El director de la Doble Casa blanca se quedaba en su despacho cuando los funcionarios se marchaban, y pensaba en sus proyectos y en las múltiples decisiones que debería tomar en poco tiempo. Golpearía con fuerza y rapidez.
Cuatro lámparas de aceite, que no producían humo alguno, le ofrecían una satisfactoria iluminación. Insomne, el financiero pasó la noche revisando los elementos de su estrategia económica; aunque en buena parte desmanteladas, sus redes de influencia, que serían apoyadas por los banqueros y comerciantes griegos, impondrían sus opiniones a la población, tanto más fácilmente cuanto su arma fundamental, cuya naturaleza Pazair ignoraría hasta el último momento, fuera utilizada con absoluta eficacia.
Un ruido sobresaltó a Bel-Tran. A horas tan avanzadas, el edificio estaba desierto; intrigado, se levantó.
—¿Quién está ahí?
Sólo le respondió el silencio. Tranquilizado, recordó que la ronda nocturna garantizaba la seguridad de los locales. Se sentó en la posición del escriba y desenrolló un papiro contable, esbozo del nuevo sistema fiscal.
Un poderoso antebrazo le apretó la garganta. Medio ahogado, Bel-Tran gesticuló intentando liberarse.
—Quédate tranquilo o te hundo un puñal en los lomos.
La voz de su agresor no le era desconocida.
—¿Qué queréis?
—Hacerte una pregunta; si respondes, salvarás la vida.
—¿Quién sois?
—Saberlo no te sería de gran utilidad.
—No cederé a las amenazas.
—No tienes valor suficiente para resistir.
—Sé quien sois… ¡Suti!
—General Suti.
—No me haréis ningún daño.
—Desengañaos.
—¡El visir os condenará!
—Pazair ignora lo que estoy haciendo; torturar a un individuo de tu especie no me molesta. Si éste es el precio de la verdad, estoy dispuesto a pagarlo.

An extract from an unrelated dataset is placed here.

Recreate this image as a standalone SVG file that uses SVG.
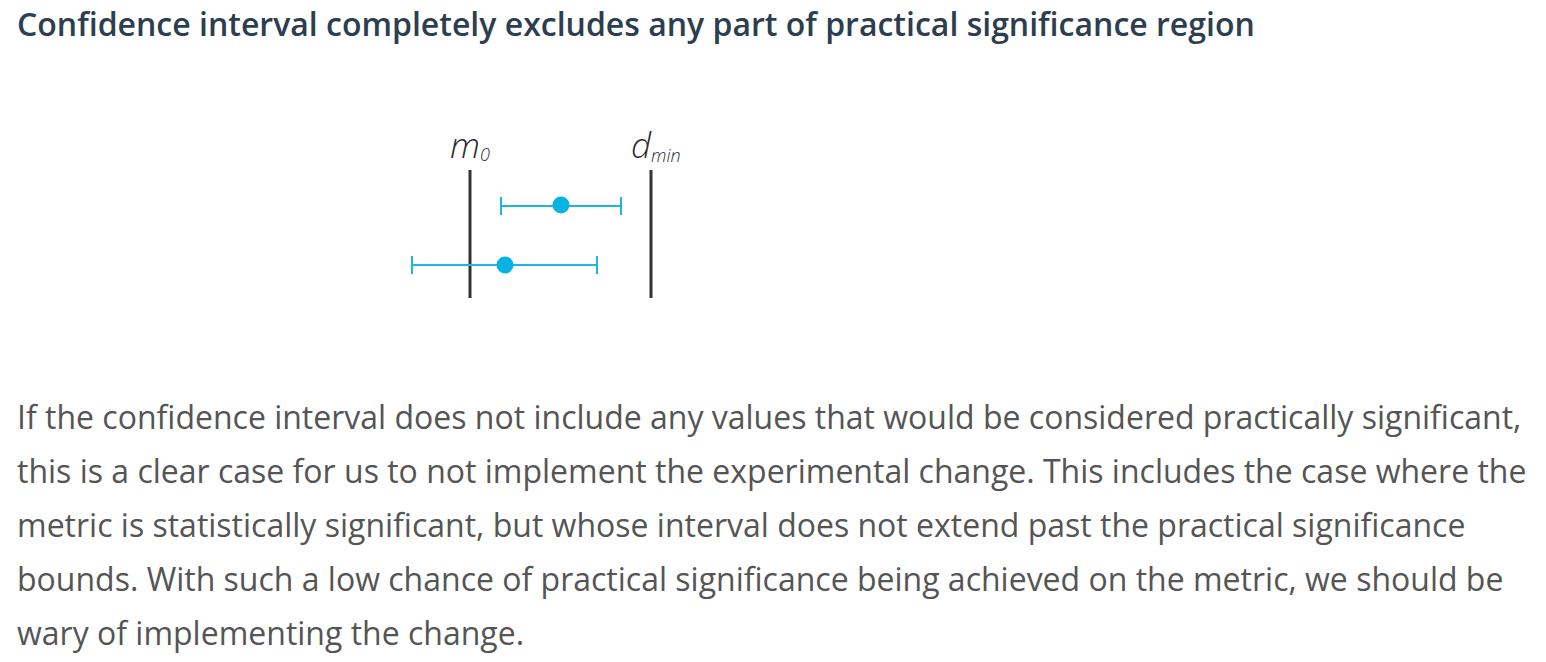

Bel-Tran advirtió que su interlocutor no bromeaba.
—¿Cuál es vuestra pregunta?
—¿Dónde está el testamento de los dioses?
—No lo sé…
—Basta ya, Bel-Tran; no es hora de mentiras.
—Soltadme; hablaré.
Suti soltó la presa. Bel-Tran se acarició el cuello y lanzó una mirada al puñal que Suti blandía.
—Aunque me hundierais esta hoja en el vientre, no sabríais nada más.
—Probémoslo.
La hoja hirió la carne de Bel-Tran; la sonrisa del financiero sorprendió a Suti.
—¿Os complace morir?
—Matarme sería estúpido; ignoro el lugar donde se oculta el testamento de los dioses.
—Mientes.
—Utilizad vuestra arma y cometeréis un crimen inútil.
Suti vaciló, pues la seguridad de Bel-Tran lo turbaba. El director de la Doble Casa blanca debería haber temblado de miedo y derrumbarse ante la idea de fracasar, tan cerca ya de su objetivo, por aquella brutal intervención.
—Salid de aquí, general Suti; vuestra acción era inútil.